Middle School

Harbor Me

Jacqueline Woodson
2018

Acceptance

Friendship

Kindness

Resilience

Teamwork

Racial Diversity

Always remember, when you are with your people, you are home.

Welcome to the ARRT Room – A Room To Talk. Here, six Brooklyn middle school students are afforded one hour each Friday to talk amongst themselves – no adults present.

The students are blessed with a humane and understanding teacher who creates this private space.  It’s a racially and economically diverse group of students, dealing with their own challenges – and it turns out they can really use the time and freedom to get to know each other – to find out where each of them is coming from and what each of them is dealing with.

Haley is bi-racial being raised by her white uncle, and serves as the story’s narrator. She has a compelling story, but she is reluctant to share it even as she encourages her friends to share their own struggles by speaking into her voice recorder.

Holly is Black and Haley’s best friend. Holly’s mother has taken Haley in, providing the Black female role model Haley desperately needs.

Tiago is a boy from Puerto Rico and frustrated by some of the ways he and his family have been treated – American, but not American enough.

Esteban’s family is a from the Dominican Republic and his parents are undocumented. His father has been deported, providing a through-line to the novel.

Amari is a young Black boy facing The Talk from his father who counsels him not to play with toy guns at the park.

Ashton, a White boy  who is new to the school, is all ears and has a lot to learn.

Given the space and time and freedom of the ARTT Room, they listen to each other and create bonds that support each member with understanding and love.

Esteban’s story provides the narrative arc of the novel. His father writes him poetry, which Esteban translates into English to share with his friends. His father’s letters provide a platform for the students to evaluate their own feelings, stories, and secrets.
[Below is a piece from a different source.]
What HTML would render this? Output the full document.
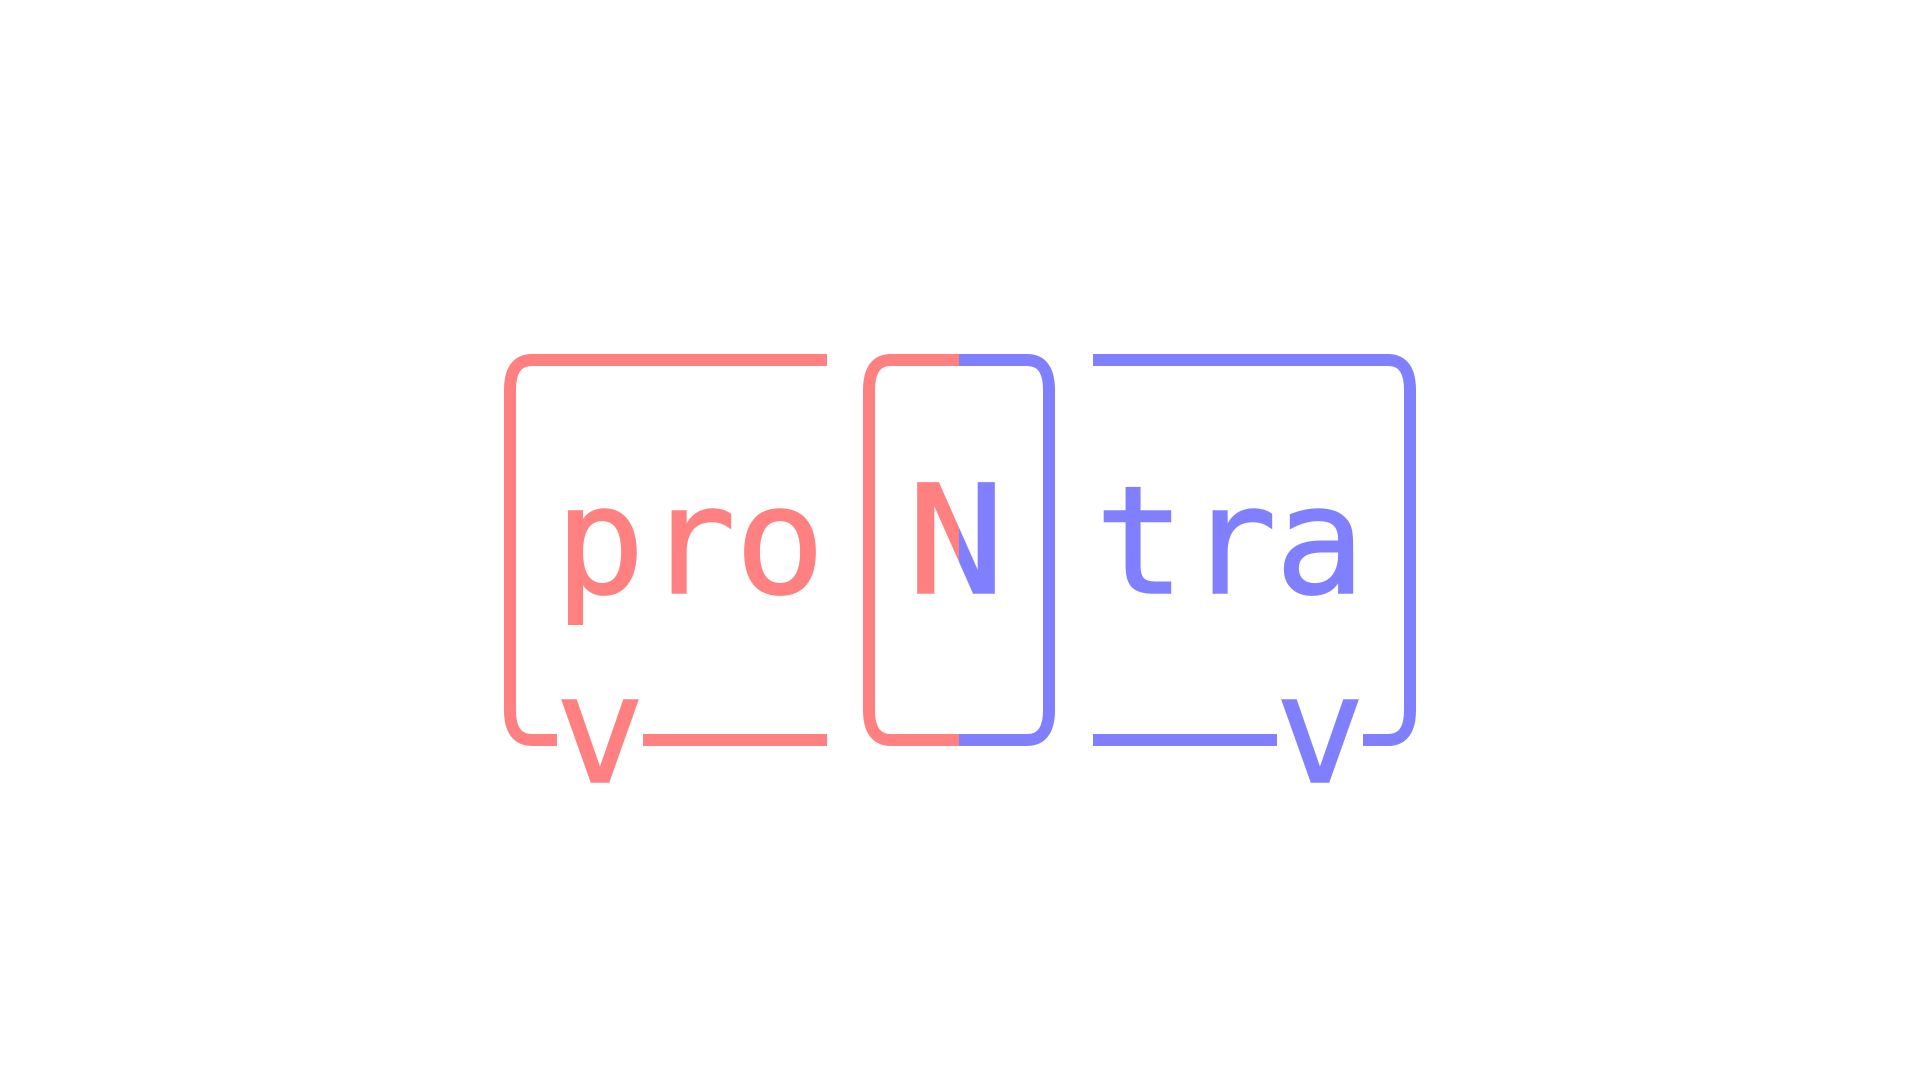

The novel is lean, brisk, and deeply moving. It is filled with choice moments and insights marked by Woodson’s poetic prose. At one point Amari remarks on Haley’s tape-recordings: “It’s like you’re trying to remember us.” It sounds simple, but Amari’s observation is profoundly true. Haley is not just creating a historical archive. Instead, she wants to hold onto the words and stories because they provide balm and insight. Learning about and empathizing with other students, other lives, helps her put her own travails in perspective. Haley will conclude: Tragedy is strange. It takes away. And it gives too.” She is not alone. And she is fortified.

They all are. That is the genius of Harbor Me. A room and an hour each week is all it takes for these six remarkable young people to build their own harbor, to become that sheltering place for each other. Their stories intertwine, providing comfort and solace.

And we get to listen.

Harbor Me is sure to inspire your students to want to have space and time to talk amongst themselves. And the impeccable writing of Jacqueline Woodson will live on in their hearts long after they close the book.